The 2008 winner was Nick Sautner of the Sandringham Zebras.

| Rank | Player | Team | No. Games | Total Goals |
|---|---|---|---|---|
| 1 | Nick Sautner | Sandringham | 16 | 74 |
| 2 | James Podsiadly | Werribee | 20 | 73 |
| 3 | Justin Berry | Frankston | 20 | 50 |
| 4 | Adrian Bonaddio | Port Melbourne | 20 | 49 |
| =5 | Patrick Rose | Williamstown Seagulls | 20 | 48 |
| =5 | Robin Nahas | Port Melbourne | 20 | 48 |

===Other===
- The Fothergill–Round Medal was won by Robin Nahas (Port Melbourne).
- Williamstown won the reserves premiership.
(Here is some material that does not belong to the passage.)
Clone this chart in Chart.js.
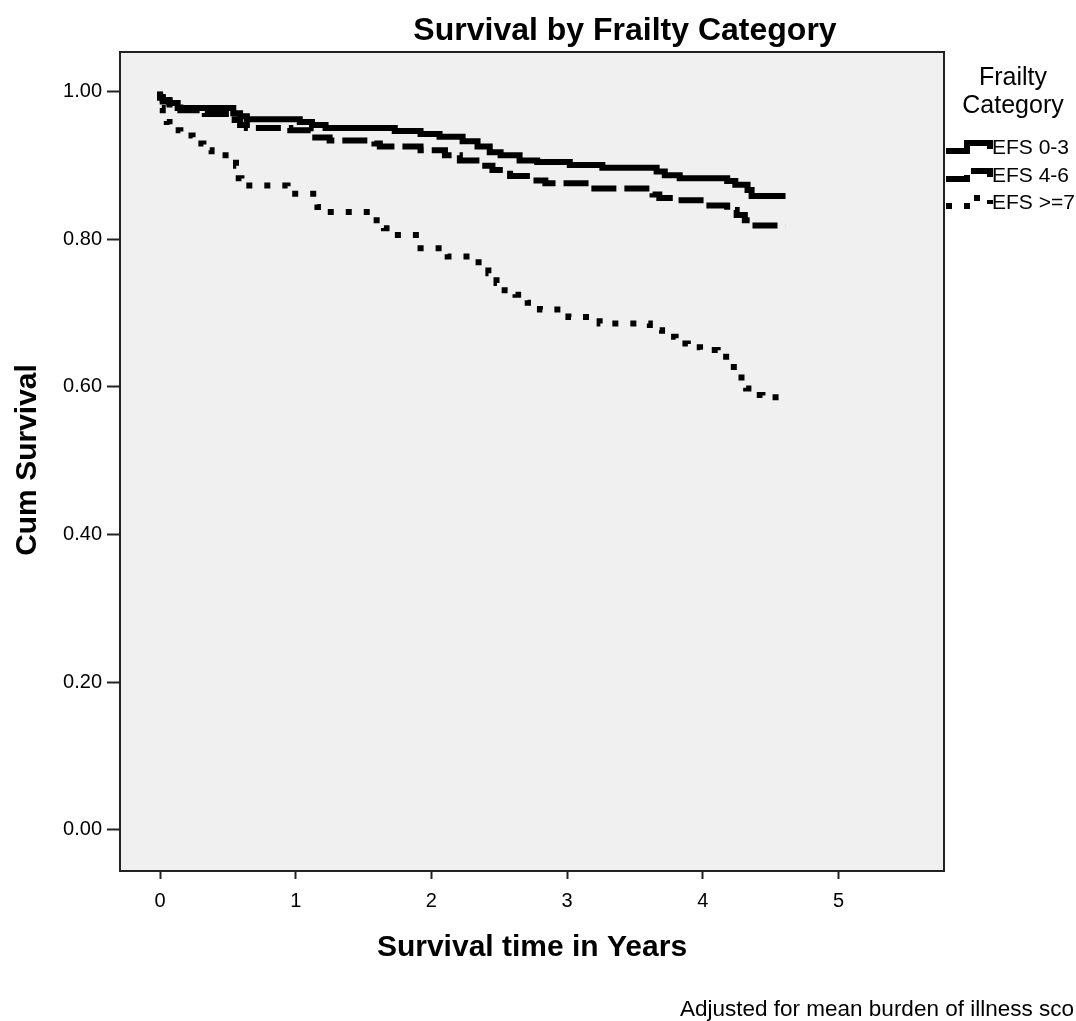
<!DOCTYPE html>
<html>
<head>
<meta charset="utf-8">
<script src="https://cdn.jsdelivr.net/npm/chart.js@4"></script>
<style>
  html, body { margin: 0; padding: 0; background: #fff; }
  canvas { display: block; }
</style>
</head>
<body>
<canvas id="survivalChart" width="1076" height="1021"></canvas>
<script>
const chartTitle = 'Survival by Frailty Category';
const xTitle = 'Survival time in Years';
const yTitle = 'Cum Survival';
const legendTitle = ['Frailty', 'Category'];
const footnote = 'Adjusted for mean burden of illness sco';

const seriesLabels = ['EFS 0-3', 'EFS 4-6', 'EFS >=7'];

const xTicks = [0, 1, 2, 3, 4, 5];
const xTickLabels = ['0', '1', '2', '3', '4', '5'];
const yTicks = [0, 0.2, 0.4, 0.6, 0.8, 1.0];
const yTickLabels = ['0.00', '0.20', '0.40', '0.60', '0.80', '1.00'];

// Kaplan-Meier steps, time in years / cumulative survival
const efs03Time = [0, 0.02, 0.07, 0.13, 0.54, 0.59, 0.64, 1.03, 1.12, 1.22, 1.73, 1.92, 2.06, 2.23, 2.34, 2.43, 2.51, 2.65, 2.78, 3.02, 3.26, 3.66, 3.72, 3.83, 4.18, 4.24, 4.33, 4.36, 4.40, 4.61];
const efs03Surv = [1.000, 0.993, 0.989, 0.985, 0.978, 0.971, 0.967, 0.963, 0.959, 0.955, 0.951, 0.947, 0.943, 0.939, 0.933, 0.926, 0.918, 0.914, 0.907, 0.905, 0.901, 0.897, 0.892, 0.887, 0.883, 0.879, 0.874, 0.867, 0.859, 0.859];

const efs46Time = [0, 0.02, 0.07, 0.15, 0.33, 0.55, 0.59, 0.64, 0.96, 1.11, 1.25, 1.58, 1.62, 1.92, 2.10, 2.21, 2.36, 2.45, 2.58, 2.75, 2.84, 3.17, 3.63, 3.68, 3.80, 4.02, 4.18, 4.25, 4.31, 4.35, 4.40, 4.61];
const efs46Surv = [1.000, 0.992, 0.987, 0.983, 0.975, 0.970, 0.962, 0.955, 0.951, 0.948, 0.938, 0.934, 0.930, 0.926, 0.921, 0.914, 0.907, 0.900, 0.894, 0.886, 0.880, 0.876, 0.869, 0.861, 0.856, 0.853, 0.846, 0.840, 0.833, 0.826, 0.819, 0.819];

const efs7Time = [0, 0.02, 0.05, 0.07, 0.15, 0.24, 0.32, 0.38, 0.56, 0.58, 0.60, 0.94, 1.16, 1.22, 1.56, 1.65, 1.73, 1.92, 2.12, 2.32, 2.42, 2.48, 2.54, 2.62, 2.71, 2.80, 3.01, 3.24, 3.61, 3.70, 3.80, 3.89, 3.98, 4.11, 4.20, 4.26, 4.32, 4.36, 4.44, 4.51, 4.61];
const efs7Surv = [1.000, 0.978, 0.968, 0.959, 0.948, 0.941, 0.930, 0.921, 0.914, 0.900, 0.883, 0.873, 0.862, 0.844, 0.837, 0.826, 0.815, 0.806, 0.788, 0.777, 0.769, 0.754, 0.741, 0.731, 0.725, 0.714, 0.705, 0.695, 0.686, 0.677, 0.668, 0.659, 0.654, 0.650, 0.641, 0.627, 0.613, 0.598, 0.589, 0.586, 0.586];

const toPoints = (t, s) => t.map((x, i) => ({ x, y: s[i] }));

const FONT = '"Liberation Sans", Arial, sans-serif';

// background box, frame, titles and the legend drawn around the plot
const decor = {
  id: 'decor',
  beforeDraw(chart) {
    const { ctx, chartArea: a } = chart;
    ctx.save();
    ctx.fillStyle = '#f0f0f0';
    ctx.fillRect(a.left, a.top, a.right - a.left, a.bottom - a.top);
    ctx.restore();
  },
  afterDraw(chart) {
    const { ctx, chartArea: a } = chart;
    ctx.save();
    ctx.strokeStyle = '#222';
    ctx.lineWidth = 2;
    ctx.strokeRect(a.left, a.top, a.right - a.left, a.bottom - a.top);

    ctx.fillStyle = '#000';
    ctx.textBaseline = 'middle';
    ctx.textAlign = 'center';
    ctx.font = 'bold 32px ' + FONT;
    ctx.fillText(chartTitle, 625, 31);

    ctx.font = 'bold 30px ' + FONT;
    ctx.fillText(xTitle, (a.left + a.right) / 2, 948);
    ctx.save();
    ctx.translate(28, 460);
    ctx.rotate(-Math.PI / 2);
    ctx.fillText(yTitle, 0, 0);
    ctx.restore();

    ctx.font = '25px ' + FONT;
    ctx.fillText(legendTitle[0], 1013, 78);
    ctx.fillText(legendTitle[1], 1013, 106);

    ctx.textAlign = 'left';
    ctx.font = '21px ' + FONT;
    const rowY = [148, 176, 203];
    chart.data.datasets.forEach((ds, i) => {
      const y = rowY[i];
      ctx.save();
      ctx.strokeStyle = ds.borderColor;
      ctx.lineWidth = ds.borderWidth;
      ctx.setLineDash(ds.borderDash || []);
      ctx.beginPath();
      ctx.moveTo(946, y + 3);
      ctx.lineTo(967, y + 3);
      ctx.lineTo(967, y - 5);
      ctx.lineTo(990, y - 5);
      ctx.lineTo(990, y + 1);
      ctx.stroke();
      ctx.restore();
      ctx.fillText(ds.label, 992, y);
    });

    ctx.font = '22.5px ' + FONT;
    ctx.fillText(footnote, 680, 1010);
    ctx.restore();
  }
};

const ctx = document.getElementById('survivalChart').getContext('2d');
new Chart(ctx, {
  type: 'line',
  data: {
    datasets: [
      {
        label: seriesLabels[0],
        data: toPoints(efs03Time, efs03Surv),
        borderColor: '#000',
        borderWidth: 6,
        borderDash: [],
      },
      {
        label: seriesLabels[1],
        data: toPoints(efs46Time, efs46Surv),
        borderColor: '#000',
        borderWidth: 6,
        borderDash: [25, 8],
      },
      {
        label: seriesLabels[2],
        data: toPoints(efs7Time, efs7Surv),
        borderColor: '#000',
        borderWidth: 6,
        borderDash: [6, 12],
      },
    ],
  },
  options: {
    responsive: false,
    animation: false,
    events: [],
    elements: {
      line: { stepped: 'after', tension: 0, borderCapStyle: 'butt', borderJoinStyle: 'miter' },
      point: { radius: 0 },
    },
    layout: { padding: { top: 52, right: 132, left: 0, bottom: 0 } },
    plugins: {
      legend: { display: false },
      title: { display: false },
      tooltip: { enabled: false },
    },
    scales: {
      x: {
        type: 'linear',
        min: -0.295,
        max: 5.778,
        border: { display: false },
        grid: { drawOnChartArea: false, drawTicks: true, tickLength: 8, tickColor: '#222', tickWidth: 2 },
        ticks: {
          color: '#000',
          font: { family: FONT, size: 20 },
          padding: 10,
          maxRotation: 0,
          callback: (v) => xTickLabels[xTicks.indexOf(v)] ?? '',
        },
        afterBuildTicks: (s) => { s.ticks = xTicks.map((v) => ({ value: v })); },
        afterFit: (s) => { s.height = 150; },
      },
      y: {
        type: 'linear',
        min: -0.056,
        max: 1.054,
        border: { display: false },
        grid: { drawOnChartArea: false, drawTicks: true, tickLength: 13, tickColor: '#222', tickWidth: 2 },
        ticks: {
          color: '#000',
          font: { family: FONT, size: 20 },
          padding: 5,
          callback: (v) => yTickLabels[yTicks.findIndex((t) => Math.abs(t - v) < 1e-6)] ?? '',
        },
        afterBuildTicks: (s) => { s.ticks = yTicks.map((v) => ({ value: v })); },
        afterFit: (s) => { s.width = 120; },
      },
    },
  },
  plugins: [decor],
});
</script>
</body>
</html>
Williamstown 16.17 (113) defeated Box Hill 11.16 (82) in the Grand Final, held as a curtain-raiser to the Seniors First Preliminary Final on 20 September.

==Notable events==
- The timing of the grand final was shifted to the Friday night immediately before the AFL Grand Final, after many years of having been played on the preceding Sunday. This shift in timing lasted only two seasons.
- Starting from this season, the TAC Cup under-18s grand final was played as a curtain-raiser to the VFL grand final, having previously been a curtain-raiser to the AFL Grand Final. The VFL reserves grand final was shifted to the previous week, and was thereafter played as a curtain-raiser to one of the senior preliminary finals.